映画「キャラクター」がそれをすでに打ち破っている。
残照とは情熱だろうか?
かつてはあったが今ではもう湧き起らなくなってしまった。
書きたいものがない。
それは老いたからというわけではないということをこの作品は伝えたいのだろう。
それゆえ、奮起すれば情熱は再び沸き起こる。
彼女は屋上でダンスを披露する。
そこに込めたものは直に死ぬ自分自身の情熱。
決して言葉にはできない裏返しをダンスに込めた。
彼女の死によって作家は最後まで書き上げることができたのだろう。
そこに老人の想いを垣間見ることはできるが、それが老人の視点であるが故、看護師の想いがうまく見えないままになってしまっている。
ここにどうしても解釈の難しさが出てしまうのだ。
老人は当然看護師のガンなど知るわけはない。
結果、彼女の方が先に亡くなっていた。
老人は訳を聞かされてもキツネにつままれたようでしかない。
小説を書き上げたのは良いが、彼女の死という現実味がどうしても感じないのだ。
そこが惜しかった。
唖然、茫然
実際の信州上田の丸子中央病院を舞台に、肺がんで余命いくばくもない孤独な老作家新藤幸一郎(林与一)とダンス好きで天真爛漫な少女看護師滝田希美(岩瀬あんな)の出会いの日々を描いた短編。

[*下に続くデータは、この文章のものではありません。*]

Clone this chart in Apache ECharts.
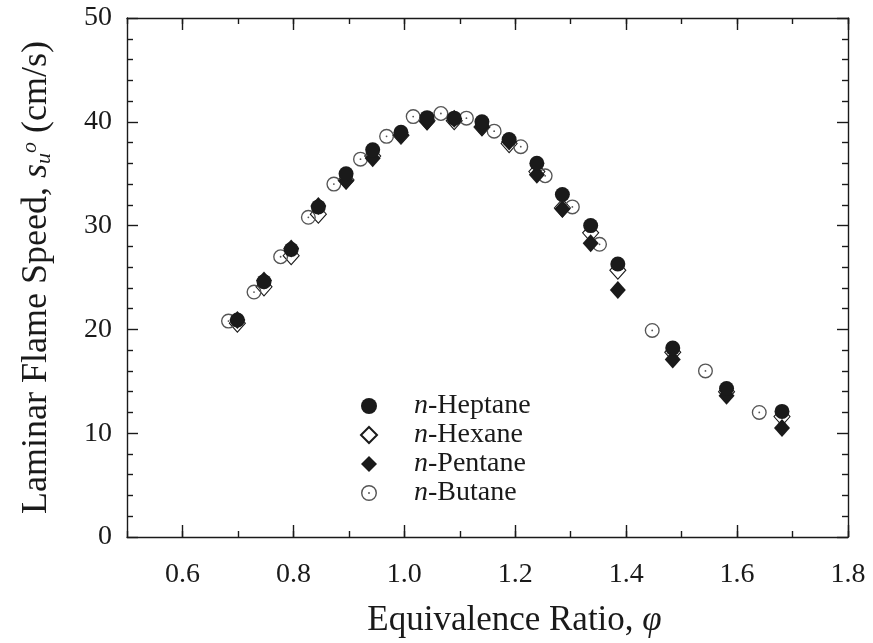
<!DOCTYPE html>
<html><head><meta charset="utf-8">
<script src="https://cdn.jsdelivr.net/npm/echarts@6/dist/echarts.min.js"></script>
<style>html,body{margin:0;padding:0;background:#fff}#c{width:873px;height:643px}</style>
</head><body><div id="c"></div>
<script>
// Data
const heptaneX = [0.699,0.747,0.796,0.845,0.895,0.943,0.994,1.041,1.09,1.14,1.189,1.239,1.285,1.336,1.385,1.484,1.581,1.681];
const heptaneY = [20.9,24.6,27.7,31.8,35.0,37.3,39.0,40.4,40.35,40.0,38.3,36.0,33.0,30.0,26.3,18.2,14.3,12.1];
const hexaneX  = [0.699,0.747,0.796,0.845,0.895,0.943,0.994,1.041,1.09,1.14,1.189,1.239,1.285,1.336,1.385,1.484,1.581,1.681];
const hexaneY  = [20.6,24.1,27.1,31.1,34.4,36.7,38.7,40.1,40.1,39.5,37.9,35.2,31.7,29.3,25.7,17.8,14.0,11.6];
const pentaneX = [0.699,0.747,0.796,0.845,0.895,0.943,0.994,1.041,1.09,1.14,1.189,1.239,1.285,1.336,1.385,1.484,1.581,1.681];
const pentaneY = [20.9,24.7,27.8,31.9,34.3,36.5,38.7,40.0,40.3,39.5,38.1,34.9,31.6,28.3,23.8,17.1,13.6,10.5];
const butaneX  = [0.683,0.729,0.777,0.827,0.873,0.921,0.968,1.016,1.066,1.112,1.162,1.21,1.254,1.303,1.352,1.447,1.543,1.64];
const butaneY  = [20.8,23.6,27.0,30.8,34.0,36.4,38.6,40.5,40.8,40.35,39.1,37.6,34.8,31.8,28.2,19.9,16.0,12.0];
const seriesNames = ['n-Heptane','n-Hexane','n-Pentane','n-Butane'];
const xTickLabels = [0.6,0.8,1.0,1.2,1.4,1.6,1.8];
const yTickLabels = [0,10,20,30,40,50];

const zip = (xs, ys) => xs.map((x, i) => [x, ys[i]]);
const FONT = '"Liberation Serif","DejaVu Serif",serif';
const INK = '#1a1a1a';
const ringDot = 'path://M50 0A50 50 0 1 1 50 100A50 50 0 1 1 50 0ZM50 9A41 41 0 1 0 50 91A41 41 0 1 0 50 9ZM50 44A6 6 0 1 1 50 56A6 6 0 1 1 50 44Z';

const lineStyle = {color: INK, width: 1.4};
function xAxisBase(pos, showLine) {
  return {type:'value', position: pos, min:0.5, max:1.8, splitLine:{show:false},
    axisLine:{show:showLine, onZero:false, lineStyle}, axisLabel:{show:false}};
}
const chart = echarts.init(document.getElementById('c'), null, {renderer:'canvas'});
chart.setOption({
  animation:false,
  backgroundColor:'#fff',
  grid:{left:127, right:25, top:18, bottom:100},
  legend:{
    orient:'vertical', left:355, top:387, itemGap:1, itemWidth:16, itemHeight:16,
    data: seriesNames,
    formatter: n => '{i|n}{t|' + n.slice(1) + '}',
    textStyle:{padding:[0,0,0,32], rich:{
      i:{fontFamily:FONT, fontSize:28, fontStyle:'italic', color:INK},
      t:{fontFamily:FONT, fontSize:28, color:INK}}}
  },
  xAxis:[
    Object.assign(xAxisBase('bottom', true), {
      interval:0.1,
      axisTick:{inside:true, length:6, lineStyle},
      axisLabel:{show:true, customValues:xTickLabels, formatter:v=>v.toFixed(1), margin:24,
        fontFamily:FONT, fontSize:28, color:INK},
      name:'{n|Equivalence Ratio, }{p|φ}', nameLocation:'middle', nameGap:66,
      nameTextStyle:{padding:[0,0,0,54], rich:{n:{fontFamily:FONT, fontSize:35, color:INK},
        p:{fontFamily:FONT, fontSize:35, fontStyle:'italic', color:INK}}}
    }),
    Object.assign(xAxisBase('bottom', false), {
      axisTick:{inside:true, length:12, lineStyle, customValues:xTickLabels}
    }),
    Object.assign(xAxisBase('top', true), {
      interval:0.1, axisTick:{inside:true, length:6, lineStyle}
    }),
    Object.assign(xAxisBase('top', false), {
      axisTick:{inside:true, length:12, lineStyle, customValues:xTickLabels}
    })
  ],
  yAxis:[
    {type:'value', position:'left', min:0, max:50, interval:10, splitLine:{show:false},
      axisLine:{show:true, onZero:false, lineStyle},
      axisTick:{inside:true, length:11, lineStyle},
      minorTick:{show:true, splitNumber:5, length:6, lineStyle},
      axisLabel:{customValues:yTickLabels, margin:15, fontFamily:FONT, fontSize:28, color:INK},
      name:'{n|Laminar Flame Speed, }{s|s}{u|u}{o|o}{n| (cm/s)}', nameLocation:'middle', nameGap:72,
      nameTextStyle:{rich:{
        n:{fontFamily:FONT, fontSize:36, color:INK},
        s:{fontFamily:FONT, fontSize:36, fontStyle:'italic', color:INK},
        u:{fontFamily:FONT, fontSize:22, fontStyle:'italic', color:INK, padding:[14,0,0,0]},
        o:{fontFamily:FONT, fontSize:22, fontStyle:'italic', color:INK, padding:[0,0,14,0]}}}
    },
    {type:'value', position:'right', min:0, max:50, interval:10, splitLine:{show:false},
      axisLine:{show:true, onZero:false, lineStyle},
      axisTick:{inside:true, length:11, lineStyle},
      minorTick:{show:true, splitNumber:5, length:6, lineStyle},
      axisLabel:{show:false}}
  ],
  series:[
    {name:'n-Hexane', type:'scatter', symbol:'diamond', symbolSize:[16,18], z:2,
      itemStyle:{color:'rgba(255,255,255,0)', borderColor:INK, borderWidth:1.1, opacity:1},
      data: zip(hexaneX, hexaneY)},
    {name:'n-Butane', type:'scatter', symbol:ringDot, symbolSize:15, z:3,
      itemStyle:{color:'#555', opacity:1},
      data: zip(butaneX, butaneY)},
    {name:'n-Pentane', type:'scatter', symbol:'diamond', symbolSize:[16,18], z:4,
      itemStyle:{color:INK, opacity:1},
      data: zip(pentaneX, pentaneY)},
    {name:'n-Heptane', type:'scatter', symbol:'circle', symbolSize:15, z:5,
      itemStyle:{color:INK, opacity:1},
      data: zip(heptaneX, heptaneY)}
  ]
});
</script></body></html>
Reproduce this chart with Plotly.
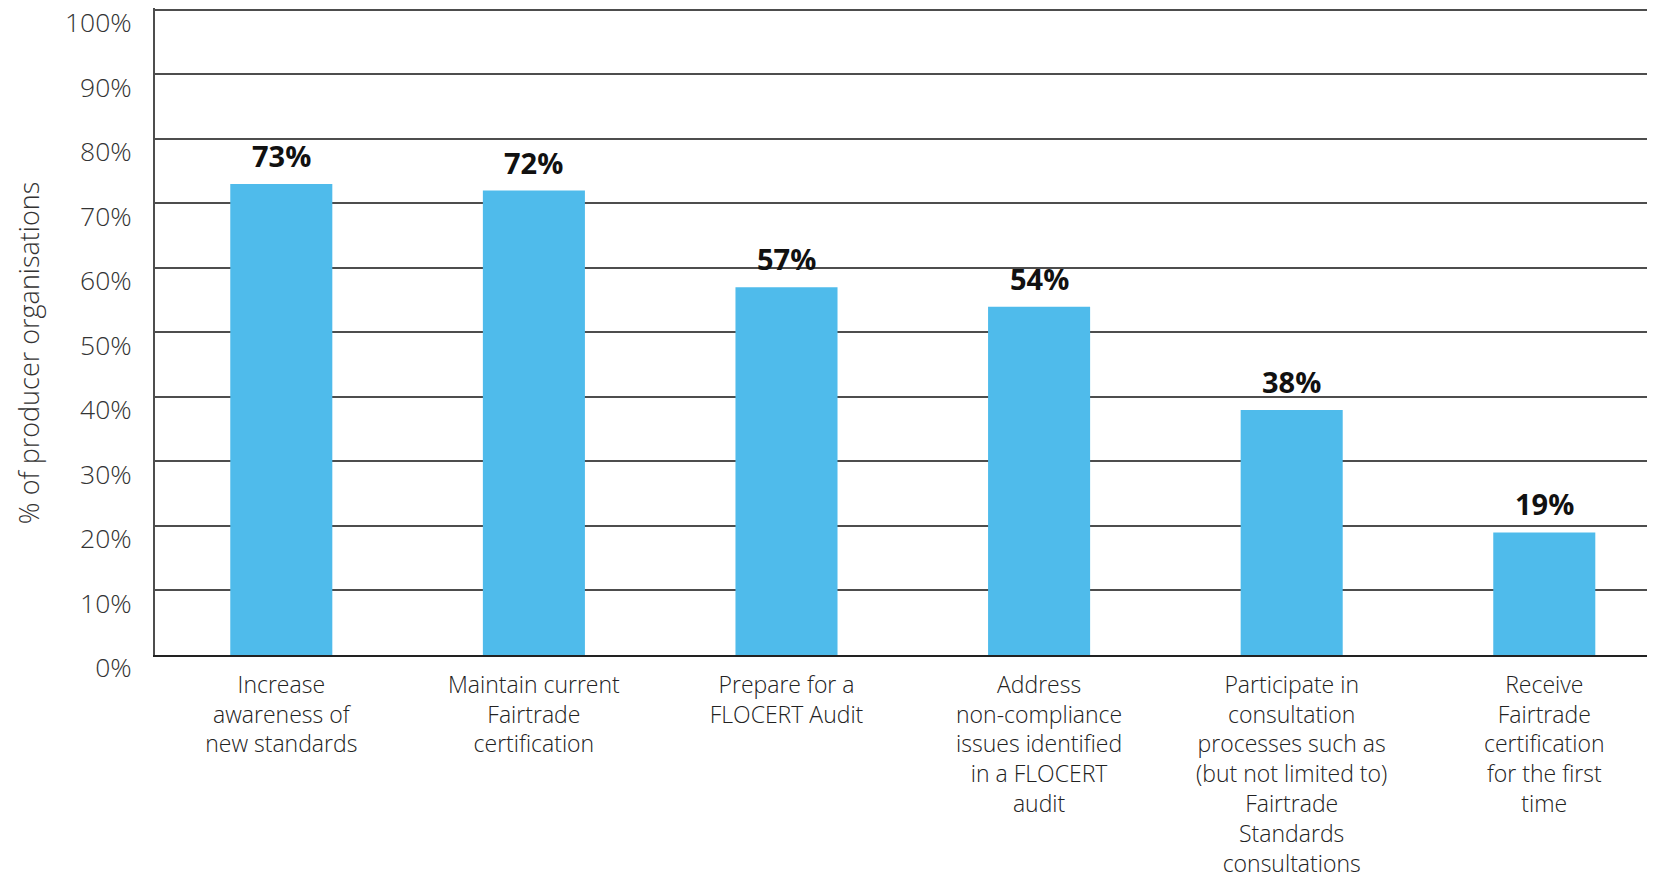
import plotly.graph_objects as go

categories = [
    "Increase<br>awareness of<br>new standards",
    "Maintain current<br>Fairtrade<br>certification",
    "Prepare for a<br>FLOCERT Audit",
    "Address<br>non-compliance<br>issues identified<br>in a FLOCERT<br>audit",
    "Participate in<br>consultation<br>processes such as<br>(but not limited to)<br>Fairtrade<br>Standards<br>consultations",
    "Receive<br>Fairtrade<br>certification<br>for the first<br>time",
]
values = [73, 72, 57, 54, 38, 19]
y_ticks = [0, 10, 20, 30, 40, 50, 60, 70, 80, 90, 100]
y_tick_labels = [f"{v}%" for v in y_ticks]
y_title = "% of producer organisations"

FONT = "Open Sans"
BAR_COLOR = "#4FBBEB"
GRID = "#4d4d4d"

fig = go.Figure()
fig.add_trace(go.Bar(
    x=list(range(len(categories))),
    y=values,
    marker=dict(color=BAR_COLOR, line=dict(width=0)),
    hoverinfo="skip",
))

for i, v in enumerate(values):
    fig.add_annotation(
        x=i, y=v, text=f"<b>{v}%</b>", showarrow=False,
        yanchor="bottom", yshift=7,
        font=dict(family=FONT, size=29, color="#111111"),
    )

fig.add_annotation(
    xref="paper", yref="paper", x=-0.0838, y=0.466,
    xanchor="center", yanchor="middle",
    text=y_title, textangle=-90, showarrow=False,
    font=dict(family=FONT, size=27, color="#333333", weight=300),
)

# top frame line at the 100% level
fig.add_shape(
    type="line", xref="paper", yref="y",
    x0=0, x1=1, y0=y_ticks[-1], y1=y_ticks[-1],
    line=dict(color=GRID, width=2), layer="below",
)

fig.update_layout(
    width=1655, height=875,
    margin=dict(l=147, r=0, t=0, b=227.5, autoexpand=False),
    paper_bgcolor="white", plot_bgcolor="white",
    bargap=0.596,
    showlegend=False,
    font=dict(family=FONT, color="#222222"),
)
fig.update_xaxes(
    range=[-0.5, 5.47],
    tickmode="array", tickvals=list(range(len(categories))), ticktext=categories,
    tickfont=dict(family=FONT, size=23, color="#222222", weight=350),
    ticks="", showgrid=False,
    showline=True, linecolor="#222222", linewidth=2, mirror=False,
    ticklabelstandoff=8,
    zeroline=False, automargin=False,
)
fig.update_yaxes(
    range=[0, 100.3],
    tickmode="array", tickvals=y_ticks, ticktext=y_tick_labels,
    tickfont=dict(family=FONT, size=26.5, color="#333333", weight=300),
    ticks="", showgrid=True, gridcolor=GRID, gridwidth=1.5,
    showline=True, linecolor=GRID, linewidth=2,
    ticklabelstandoff=16, ticklabelshift=13, ticklabeloverflow="allow",
    zeroline=False, automargin=False,
)

fig.write_html("out.html")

彼女はコンテンポラリーダンスと言っていたが田中 泯さんの踊りの様、なんと振り付けはジャッキー・ウー監督とか、監督は横浜中華街生まれの日中ハーフ、香港をはじめ欧州、ハリウッドでも俳優、プロデューサーとしても活躍中とか。
全編、ギタリストの石田 忠さんの奏でるアコースティックな響きが流れ、病院から見える信州の自然とマッチして心に沁みわたりました。
まるで孫のような看護師に残された人生を逞しく生きる勇気をもらった矢先、とんでもない展開、まさか、そんなストーリだったのか、主人公同様、唖然、茫然・・。